Various factors contribute to the "High-price island of Switzerland": On the one hand, the high wage and cost level in Switzerland leads to higher prices. On the other hand, also a number of tariff and non-tariff trade barriers. Already in December 2017, the Federal Council adopted a package of measures to reduce these trade barriers. The abolition of industrial tariffs is part of this package of measures. The autonomous abolition of tariffs on industrial products is not new by international standards. Hong Kong and Singapore lifted tariffs on industrial products some time ago. Iceland, Canada, New Zealand and Norway have also already unilaterally lifted tariffs on industrial products either in full or in part.
In Switzerland, the abolition of industrial tariffs will enter into force on 1 January 2024. This decision was made by the Federal Council in its meeting on 2 February 2022, after the necessary amendment to the Customs Tariffs Act was passed by Parliament on 1 October 2021.
By choosing 1 January 2024, the Federal Council has selected a date for the measure’s entry into force in such a way that the transitional costs for economic actors, as well as the administration, can be kept as low as possible.
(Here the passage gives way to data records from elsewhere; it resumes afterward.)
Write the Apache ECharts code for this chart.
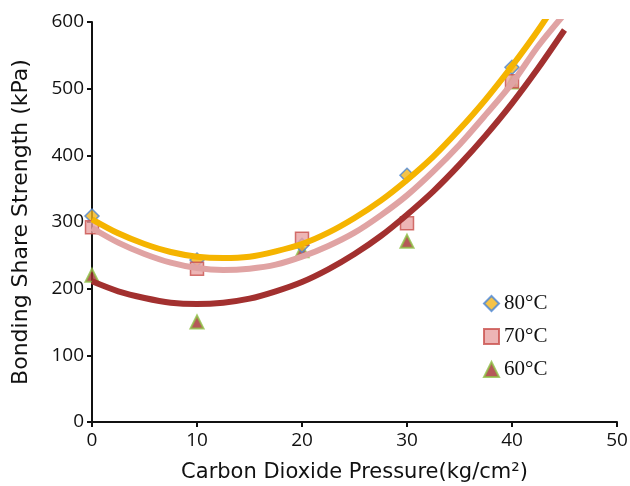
<!DOCTYPE html>
<html>
<head>
<meta charset="utf-8">
<script src="https://cdn.jsdelivr.net/npm/echarts@6/dist/echarts.min.js"></script>
<style>
  html, body { margin: 0; padding: 0; background: #fff; }
  #chart { width: 630px; height: 486px; }
</style>
</head>
<body>
<div id="chart"></div>
<script>
// Measured bonding shear strength at each CO2 pressure
const pressures = [0, 10, 20, 30, 40];
const strength80 = [309, 243, 265, 370, 532];
const strength70 = [292, 230, 275, 298, 511];
const strength60 = [220, 150, 257, 271, 510];

// Second-order trend curves, sampled every 2.5 kg/cm2 (extended to 45)
const trendX = [0, 2.5, 5, 7.5, 10, 12.5, 15, 17.5, 20, 22.5, 25, 27.5, 30, 32.5, 35, 37.5, 40, 42.5, 45];
const trend80 = [304, 283, 267, 255, 248, 246, 248, 256, 267, 284, 306, 332, 363, 398, 439, 484, 534, 588, 648];
const trend70 = [291, 269, 252, 239, 231, 228, 230, 236, 248, 264, 284, 310, 340, 376, 416, 461, 508, 564, 612];
const trend60 = [211, 196, 186, 179, 177, 179, 185, 196, 210, 229, 252, 279, 311, 346, 386, 430, 478, 531, 588];

const xTicks = [0, 10, 20, 30, 40, 50];
const yTicks = [0, 100, 200, 300, 400, 500, 600];

const seriesNames = ['80°C', '70°C', '60°C'];

function pairs(xs, ys) {
  return xs.map((x, i) => [x, ys[i]]);
}

function trend(ys, color, z) {
  return {
    type: 'line',
    data: pairs(trendX, ys),
    smooth: 0.3,
    showSymbol: false,
    symbol: 'none',
    clip: true,
    lineStyle: { color: color, width: 6 },
    z: z,
    silent: true
  };
}

const chart = echarts.init(document.getElementById('chart'), null, { renderer: 'canvas' });

const tickFont = { fontFamily: 'Open Sans', fontSize: 19, color: '#111' };
const nameFont = { fontFamily: 'DejaVu Sans', fontSize: 21, color: '#111' };

chart.setOption({
  backgroundColor: '#ffffff',
  animation: false,
  grid: { left: 92, right: 13, top: 22, bottom: 64, containLabel: false, outerBoundsMode: 'none' },
  legend: {
    data: seriesNames,
    orient: 'vertical',
    left: 478,
    top: 288,
    itemWidth: 15,
    itemHeight: 15,
    itemGap: 12,
    textStyle: { fontFamily: 'Liberation Serif', fontSize: 21, color: '#111' }
  },
  xAxis: {
    type: 'value',
    min: 0,
    max: 50,
    interval: 10,
    name: 'Carbon Dioxide Pressure(kg/cm²)',
    nameLocation: 'middle',
    nameGap: 40,
    nameTextStyle: nameFont,
    axisLine: { show: true, lineStyle: { color: '#111', width: 2 } },
    axisTick: { show: true, length: 5, lineStyle: { color: '#111', width: 2 } },
    axisLabel: Object.assign({}, tickFont, {
      margin: 9,
      formatter: v => xTicks.includes(v) ? String(v) : ''
    }),
    splitLine: { show: false }
  },
  yAxis: {
    type: 'value',
    min: 0,
    max: 600,
    interval: 100,
    name: 'Bonding Share Strength (kPa)',
    nameLocation: 'middle',
    nameGap: 60,
    nameTextStyle: Object.assign({}, nameFont, { fontSize: 22 }),
    axisLine: { show: true, lineStyle: { color: '#111', width: 2 } },
    axisTick: { show: true, length: 5, lineStyle: { color: '#111', width: 2 } },
    axisLabel: Object.assign({}, tickFont, {
      margin: 8,
      formatter: v => yTicks.includes(v) ? String(v) : ''
    }),
    splitLine: { show: false }
  },
  series: [
    {
      name: seriesNames[2],
      type: 'scatter',
      data: pairs(pressures, strength60),
      symbol: 'triangle',
      symbolSize: 13,
      itemStyle: { color: '#a3302e', borderColor: '#8fbf45', borderWidth: 2 },
      z: 2
    },
    {
      name: seriesNames[1],
      type: 'scatter',
      data: pairs(pressures, strength70),
      symbol: 'rect',
      symbolSize: 13,
      itemStyle: { color: '#e9a2a2', borderColor: '#c9504c', borderWidth: 1.5 },
      z: 3
    },
    {
      name: seriesNames[0],
      type: 'scatter',
      data: pairs(pressures, strength80),
      symbol: 'diamond',
      symbolSize: 14,
      itemStyle: { color: '#f3b41b', borderColor: '#4a84d4', borderWidth: 1.5 },
      z: 2
    },
    trend(trend60, '#a2302f', 4),
    trend(trend70, '#e0a3a3', 4),
    trend(trend80, '#f5b400', 4)
  ]
});
</script>
</body>
</html>
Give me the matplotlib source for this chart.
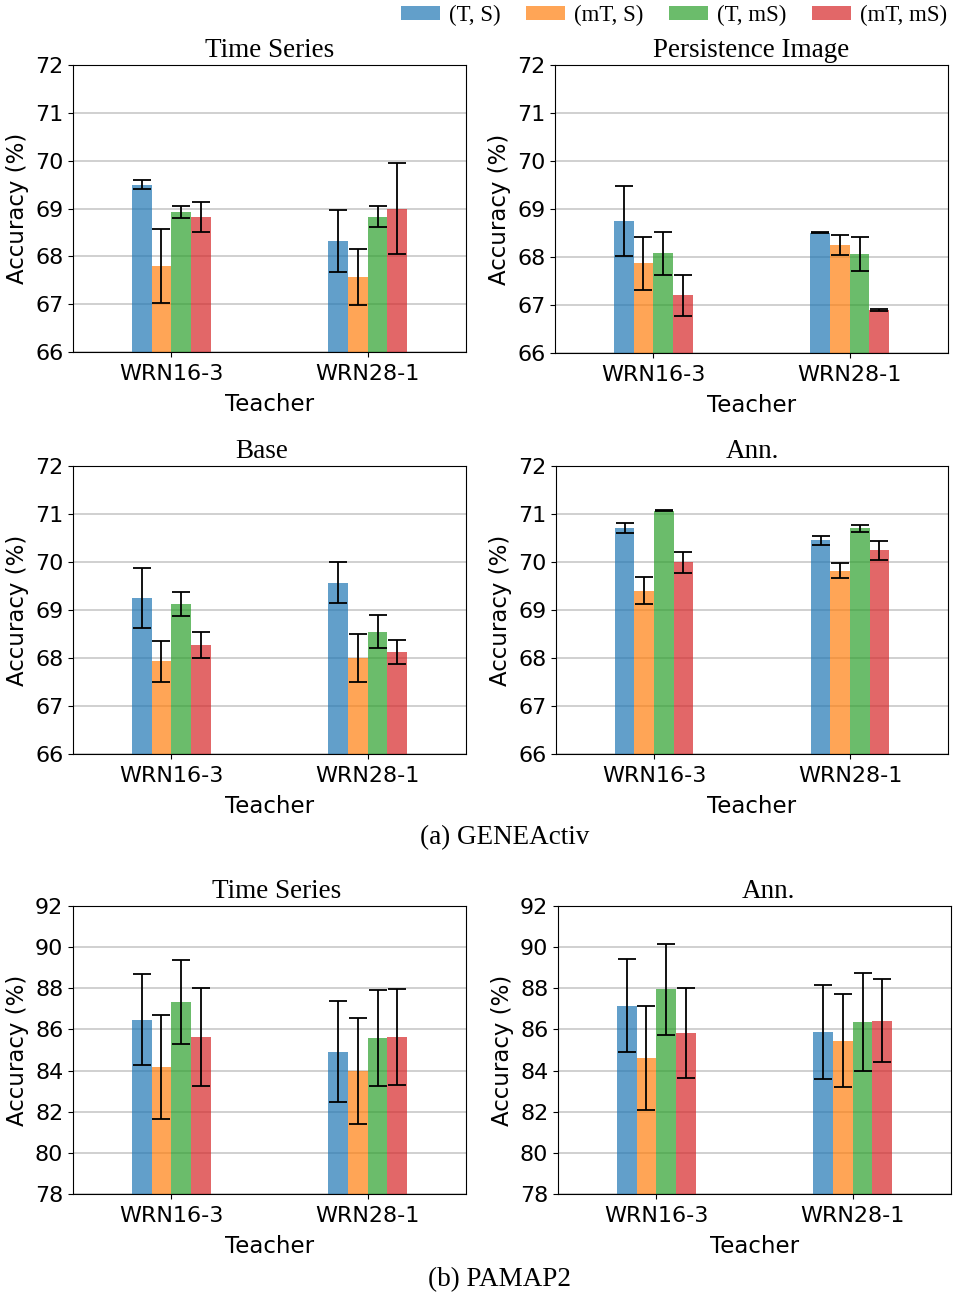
import matplotlib
matplotlib.use("Agg")
import matplotlib.pyplot as plt
import numpy as np

teachers = ["WRN16-3", "WRN28-1"]
settings = ["(T, S)", "(mT, S)", "(T, mS)", "(mT, mS)"]
colors = ["tab:blue", "tab:orange", "tab:green", "tab:red"]

# GENEActiv, rows = settings, cols = teachers
gene_ts_mean = [[69.50, 68.32], [67.80, 67.57], [68.93, 68.83], [68.82, 69.00]]
gene_ts_std = [[0.10, 0.64], [0.77, 0.58], [0.13, 0.22], [0.31, 0.95]]

gene_pi_mean = [[68.75, 68.51], [67.87, 68.25], [68.08, 68.06], [67.20, 66.90]]
gene_pi_std = [[0.73, 0.01], [0.55, 0.20], [0.45, 0.36], [0.43, 0.02]]

gene_base_mean = [[69.25, 69.57], [67.93, 67.99], [69.12, 68.55], [68.27, 68.13]]
gene_base_std = [[0.62, 0.42], [0.43, 0.50], [0.25, 0.35], [0.28, 0.25]]

gene_ann_mean = [[70.71, 70.45], [69.40, 69.82], [71.07, 70.70], [69.99, 70.24]]
gene_ann_std = [[0.11, 0.09], [0.28, 0.16], [0.01, 0.07], [0.21, 0.20]]

# PAMAP2
pamap_ts_mean = [[86.48, 84.91], [84.17, 83.97], [87.34, 85.58], [85.64, 85.65]]
pamap_ts_std = [[2.21, 2.45], [2.54, 2.58], [2.03, 2.35], [2.37, 2.33]]

pamap_ann_mean = [[87.16, 85.88], [84.60, 85.46], [87.95, 86.37], [85.82, 86.43]]
pamap_ann_std = [[2.27, 2.27], [2.54, 2.24], [2.20, 2.38], [2.18, 2.00]]

W, H = 956, 1302


def pos(l, r, t, b):
    return [l / W, 1 - b / H, (r - l) / W, (b - t) / H]


def draw(ax, means, stds, title, ylim, yticks, tx=0.5):
    x = np.arange(len(teachers))
    width = 0.1
    for i in range(len(settings)):
        ax.bar(x + (i - 1.5) * width, means[i], width, yerr=stds[i],
               color=colors[i], alpha=0.7, label=settings[i],
               capsize=6.5, error_kw=dict(elinewidth=1.3, capthick=1.3, ecolor="black"))
    ax.set_xlim(-0.5, 1.5)
    ax.set_ylim(*ylim)
    ax.set_yticks(yticks)
    ax.set_xticks(x)
    ax.set_xticklabels(teachers)
    ax.tick_params(labelsize=16)
    ax.tick_params(axis="x", pad=5.5)
    ax.set_xlabel("Teacher", fontsize=16.5, labelpad=6)
    ax.set_ylabel("Accuracy (%)", fontsize=16.5)
    ax.yaxis.grid(True, color="#c4c4c4", linewidth=1.1)
    ax.set_axisbelow(True)
    ax.set_title(title, fontsize=19.5, family="Liberation Serif", pad=6, x=tx)


fig = plt.figure(figsize=(W / 100, H / 100), dpi=100)

ax1 = fig.add_axes(pos(73, 466, 65, 352))
draw(ax1, gene_ts_mean, gene_ts_std, "Time Series", (66, 72), range(66, 73))
ax2 = fig.add_axes(pos(555, 948, 65, 353))
draw(ax2, gene_pi_mean, gene_pi_std, "Persistence Image", (66, 72), range(66, 73))
ax3 = fig.add_axes(pos(73, 466, 466, 754))
draw(ax3, gene_base_mean, gene_base_std, "Base", (66, 72), range(66, 73), tx=0.48)
ax4 = fig.add_axes(pos(556, 948, 466, 754))
draw(ax4, gene_ann_mean, gene_ann_std, "Ann.", (66, 72), range(66, 73))
ax5 = fig.add_axes(pos(73, 466, 906, 1194))
draw(ax5, pamap_ts_mean, pamap_ts_std, "Time Series", (78, 92), range(78, 93, 2), tx=0.517)
ax6 = fig.add_axes(pos(558, 951, 906, 1194))
draw(ax6, pamap_ann_mean, pamap_ann_std, "Ann.", (78, 92), range(78, 93, 2), tx=0.535)

fig.text(505 / W, 1 - 838 / H, "(a) GENEActiv", ha="center", va="center",
         fontsize=19.5, family="Liberation Serif")
fig.text(500 / W, 1 - 1280 / H, "(b) PAMAP2", ha="center", va="center",
         fontsize=19.5, family="Liberation Serif")

handles, labels = ax1.get_legend_handles_labels()
fig.legend(handles, labels, loc="upper right", bbox_to_anchor=(1.012, 1.012), ncol=4,
           frameon=False, prop={"family": "Liberation Serif", "size": 16.5},
           handlelength=1.7, handleheight=0.5, handletextpad=0.4, columnspacing=1.1)

fig.savefig("out.png", dpi=100)
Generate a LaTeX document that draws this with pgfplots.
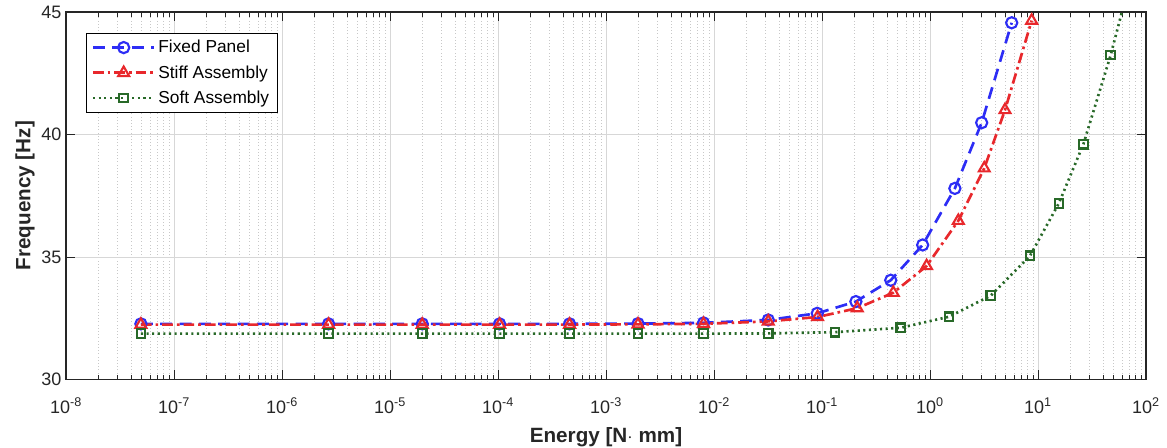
\documentclass[border=0pt]{standalone}
\usepackage{fontspec}
\setmainfont{Liberation Sans}
\usepackage{pgfplots}
\pgfplotsset{compat=1.18}
\definecolor{cblue}{RGB}{45,45,245}
\definecolor{cred}{RGB}{232,40,44}
\definecolor{cgreen}{RGB}{40,105,40}
\definecolor{axc}{RGB}{38,38,38}
\definecolor{gmaj}{RGB}{215,215,215}
\definecolor{gmin}{RGB}{200,200,200}
\begin{document}
\begin{tikzpicture}
\useasboundingbox (-49.5pt,-51.4pt) rectangle (825.75pt,284.6pt);
\begin{axis}[
  at={(0,0)}, anchor=south west,
  scale only axis, width=810pt, height=275.6pt,
  xmode=log, xmin=1e-8, xmax=1e2, ymin=30, ymax=45,
  xtick={1e-8,1e-7,1e-6,1e-5,1e-4,1e-3,1e-2,1e-1,1e0,1e1,1e2},
  xticklabels={10\textsuperscript{-8},10\textsuperscript{-7},10\textsuperscript{-6},10\textsuperscript{-5},10\textsuperscript{-4},10\textsuperscript{-3},10\textsuperscript{-2},10\textsuperscript{-1},10\textsuperscript{0},10\textsuperscript{1},10\textsuperscript{2}},
  ytick={30,35,40,45}, yticklabels={30,35,40,45},
  minor y tick num=0,
  tick align=inside, xtick pos=both, ytick pos=both,
  major tick length=7pt, minor tick length=3.5pt,
  every tick/.style={axc, line width=0.6pt},
  axis line style={axc, line width=0.8pt},
  grid=both,
  major grid style={draw=gmaj, line width=0.6pt},
  minor grid style={draw=gmin, dotted, line width=0.5pt},
  ticklabel style={font=\fontsize{13.5}{16}\selectfont, text=axc},
  xticklabel style={yshift=-10pt},
  xlabel={\textbf{Energy [N$\cdot$ mm]}},
  ylabel={\textbf{Frequency [Hz]}},
  label style={font=\fontsize{15.5}{18}\selectfont, text=axc},
  xlabel style={yshift=-3.5pt},
  ylabel style={yshift=-2pt},
  legend cell align=left,
  legend style={at={(0.0185,0.944)}, anchor=north west, draw=black, line width=0.6pt,
    fill=white, font=\fontsize{13}{15}\selectfont, inner xsep=4pt, inner ysep=3.5pt,
    row sep=4pt},
  legend image code/.code={%
    \draw[#1,mark=none] (0pt,0pt) -- (46pt,0pt);
    \draw[#1] plot coordinates {(23pt,0pt)};},
]
\addplot[cblue, line width=2pt, dash pattern=on 9pt off 5.5pt,
  mark=o, mark size=4.2pt, mark options={solid, line width=1.6pt}]
coordinates {
(4.94e-8,32.27) (2.70e-6,32.27) (1.99e-5,32.27) (1.035e-4,32.27) (4.6e-4,32.27)
(1.98e-3,32.28) (8.0e-3,32.31) (0.0318,32.43) (0.0904,32.70) (0.206,33.18)
(0.433,34.05) (0.855,35.49) (1.70,37.80) (3.01,40.48) (5.71,44.56)};
\addlegendentry{Fixed Panel}
\addplot[cred, line width=2pt, dash pattern=on 8pt off 3pt on 2pt off 3pt,
  mark=triangle, mark size=4.7pt, mark options={solid, line width=1.6pt}]
coordinates {
(4.94e-8,32.24) (2.70e-6,32.24) (1.99e-5,32.24) (1.035e-4,32.24) (4.6e-4,32.24)
(1.98e-3,32.25) (8.0e-3,32.27) (0.0318,32.37) (0.091,32.55) (0.212,32.91)
(0.457,33.54) (0.93,34.63) (1.83,36.48) (3.18,38.62) (4.95,41.0) (8.74,44.65)};
\addlegendentry{Stiff Assembly}
\addplot[cgreen, line width=2pt, dash pattern=on 1.6pt off 2.6pt,
  mark=square, mark size=3.2pt, mark options={solid, line width=1.6pt}]
coordinates {
(4.94e-8,31.87) (2.70e-6,31.87) (1.99e-5,31.87) (1.035e-4,31.87) (4.6e-4,31.87)
(1.98e-3,31.87) (8.0e-3,31.87) (0.0318,31.88) (0.132,31.93) (0.536,32.11)
(1.50,32.56) (3.65,33.42) (8.44,35.05) (15.6,37.19) (26.3,39.60) (47.1,43.24)
(83,47.4)};
\addlegendentry{Soft Assembly}
\end{axis}
\end{tikzpicture}
\end{document}
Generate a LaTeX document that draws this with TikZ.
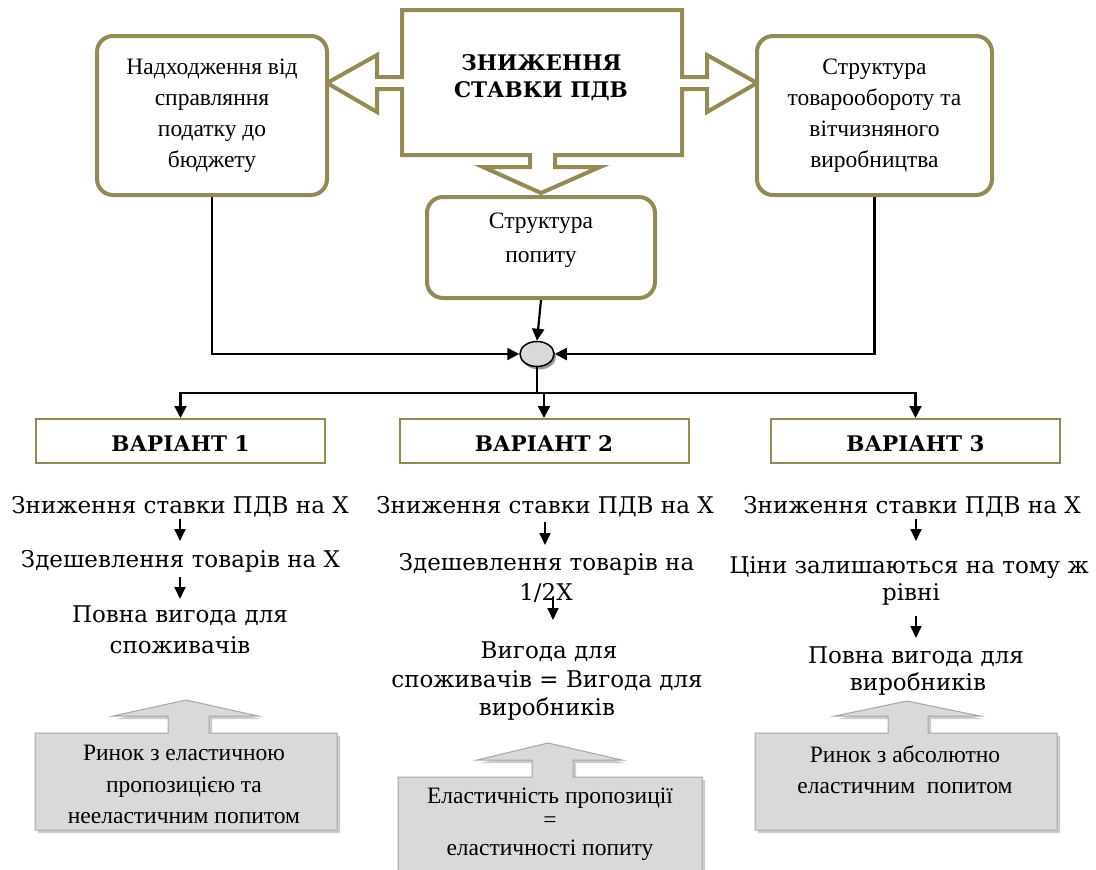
\documentclass[tikz,border=0pt]{standalone}
\usepackage{fontspec}
\setmainfont{Liberation Serif}
\newfontfamily\bk{DejaVu Serif}
\usetikzlibrary{arrows.meta,shapes.geometric,shadows}
\definecolor{olive}{HTML}{948A54}
\definecolor{callfill}{HTML}{D9D9D9}
\definecolor{callline}{HTML}{A6A6A6}
\begin{document}
\begin{tikzpicture}[x=1pt,y=-1pt,
  topbox/.style={draw=olive,line width=4pt,rounded corners=16pt,fill=white,align=center,
    font=\fontsize{23.5}{31}\selectfont},
  vbox/.style={draw=olive,line width=2pt,fill=white,minimum width=289pt,minimum height=44pt,
    text height=20pt,text depth=0pt,font=\bk\bfseries\fontsize{21.5}{24}\selectfont},
  tm/.style={anchor=base,inner sep=0pt,font=\fontsize{23.5}{28}\selectfont},
  bt/.style={anchor=base,inner sep=0pt,font=\bk\fontsize{23}{26}\selectfont},
  hd/.style={anchor=base,inner sep=0pt,font=\bk\bfseries\fontsize{21.5}{26}\selectfont},
  conn/.style={line width=2.2pt,-{Triangle[width=12pt,length=12pt]}},
  plain/.style={line width=2.2pt},
  small/.style={line width=1.8pt,-{Triangle[width=11pt,length=12pt]}},
  callout/.style={fill=callfill,draw=callline,line width=1pt,
    drop shadow={shadow xshift=3pt,shadow yshift=-3pt,fill=gray!50,opacity=0.8}}
]
\useasboundingbox (0,0) rectangle (1096,870);

% central block with three arrows
\draw[draw=olive,line width=4pt,fill=white,miter limit=10]
  (402,10) -- (682,10) -- (682,77) -- (707,77) -- (707,55) -- (757,83) -- (707,112)
  -- (707,89) -- (682,89) -- (682,155) -- (555,155) -- (555,167) -- (600,167)
  -- (541,193) -- (483,167) -- (530,167) -- (530,155) -- (402,155) -- (402,89)
  -- (377,89) -- (377,112) -- (327,83) -- (377,55) -- (377,77) -- (402,77) -- cycle;
\node[hd] (h1) at (541.5,70) {ЗНИЖЕННЯ};
\node[hd] (h2) at (541,97) {СТАВКИ ПДВ};

% top boxes
\node[topbox,minimum width=230pt,minimum height=159pt] (lb) at (212,115.5)
  {Надходження від\\справляння\\податку до\\бюджету};
\node[topbox,minimum width=235pt,minimum height=159pt] (rb) at (874.5,115.5)
  {Структура\\товарообороту та\\вітчизняного\\виробництва};
\node[topbox,minimum width=228pt,minimum height=101pt] (mb) at (541,247.5) {};
\node[tm] (mb1) at (541,228) {Структура};
\node[tm] (mb2) at (541,262) {попиту};

% junction
\node[ellipse,draw,line width=1.5pt,fill=callfill,minimum width=34pt,minimum height=25pt,
  inner sep=0pt,drop shadow={shadow xshift=2pt,shadow yshift=-3pt,fill=gray!80,opacity=1}]
  (J) at (537,354) {};
\draw[conn] (lb.south) |- (J.west);
\draw[conn] (rb.south) |- (J.east);
\draw[conn] (mb.south) -- (J.north);

% variants
\node[vbox] (v1) at (180.5,441) {ВАРІАНТ 1};
\node[vbox] (v2) at (544,441) {ВАРІАНТ 2};
\node[vbox] (v3) at (915.5,441) {ВАРІАНТ 3};
\coordinate (hub) at (537,393);
\draw[plain] (J.south) -- (hub);
\draw[conn] (hub) -| (v1.north);
\draw[conn] (hub) -| (v2.north);
\draw[conn] (hub) -| (v3.north);

% column 1
\node[bt] (a1) at (180,513) {Зниження ставки ПДВ на Х};
\node[bt] (a2) at (180.5,567) {Здешевлення товарів на Х};
\node[bt] (a3) at (180,622) {Повна вигода для};
\node[bt] (a4) at (180,653) {споживачів};
\coordinate (a1s) at (180,519); \coordinate (a1e) at (180,541);
\coordinate (a2s) at (180,577); \coordinate (a2e) at (180,599);
\draw[small] (a1s) -- (a1e);
\draw[small] (a2s) -- (a2e);

% column 2
\node[bt] (b1) at (545,513) {Зниження ставки ПДВ на Х};
\node[bt] (b2) at (546.5,570) {Здешевлення товарів на};
\node[bt] (b3) at (546,600) {1/2X};
\node[bt] (b4) at (549,658) {Вигода для};
\node[bt] (b5) at (547,687) {споживачів = Вигода для};
\node[bt] (b6) at (547,715) {виробників};
\coordinate (b1s) at (545,522); \coordinate (b1e) at (545,545);
\coordinate (b2s) at (553,597); \coordinate (b2e) at (553,620);
\draw[small] (b1s) -- (b1e);
\draw[small] (b2s) -- (b2e);

% column 3
\node[bt] (c1) at (912,513) {Зниження ставки ПДВ на Х};
\node[bt] (c2) at (909,573) {Ціни залишаються на тому ж};
\node[bt] (c3) at (911,600) {рівні};
\node[bt] (c4) at (916,663) {Повна вигода для};
\node[bt] (c5) at (918,690) {виробників};
\coordinate (c1s) at (916,519); \coordinate (c1e) at (916,541);
\coordinate (c2s) at (916,616); \coordinate (c2e) at (916,638);
\draw[small] (c1s) -- (c1e);
\draw[small] (c2s) -- (c2e);

% gray callouts
\path[callout] (35,733) -- (168,733) -- (168,716) -- (113,716) -- (186,700) -- (258,716)
  -- (209,716) -- (209,733) -- (337,733) -- (337,830) -- (35,830) -- cycle;
\node[tm] (g11) at (184,760) {Ринок з еластичною};
\node[tm] (g12) at (184,792) {пропозицією та};
\node[tm] (g13) at (184,823) {нееластичним попитом};

\path[callout] (398,777) -- (532,777) -- (532,760) -- (477,760) -- (548,743) -- (622,760)
  -- (573,760) -- (573,777) -- (702,777) -- (702,880) -- (398,880) -- cycle;
\node[tm] (g21) at (550,803) {Еластичність пропозиції};
\node[tm] (g22) at (550,827) {=};
\node[tm] (g23) at (550,855) {еластичності попиту};

\path[callout] (755,733) -- (888,733) -- (888,716) -- (835,716) -- (907,701) -- (980,716)
  -- (928,716) -- (928,733) -- (1057,733) -- (1057,830) -- (755,830) -- cycle;
\node[tm] (g31) at (905,762) {Ринок з абсолютно};
\node[tm] (g32) at (905,793) {еластичним\ \ попитом};
\end{tikzpicture}
\end{document}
All actors are thereby given sufficient time to prepare and make the necessary technical and organizational adjustments.
In Switzerland, all goods with the exception of agricultural products (incl. animal feed) and fishery products count as industrial products. The abolition of industrial tariffs thus covers all goods in Chapters 25-97 of the Customs Tariff. From 2024, all imports of goods in the range of electrical wholesalers will be exempt from duty!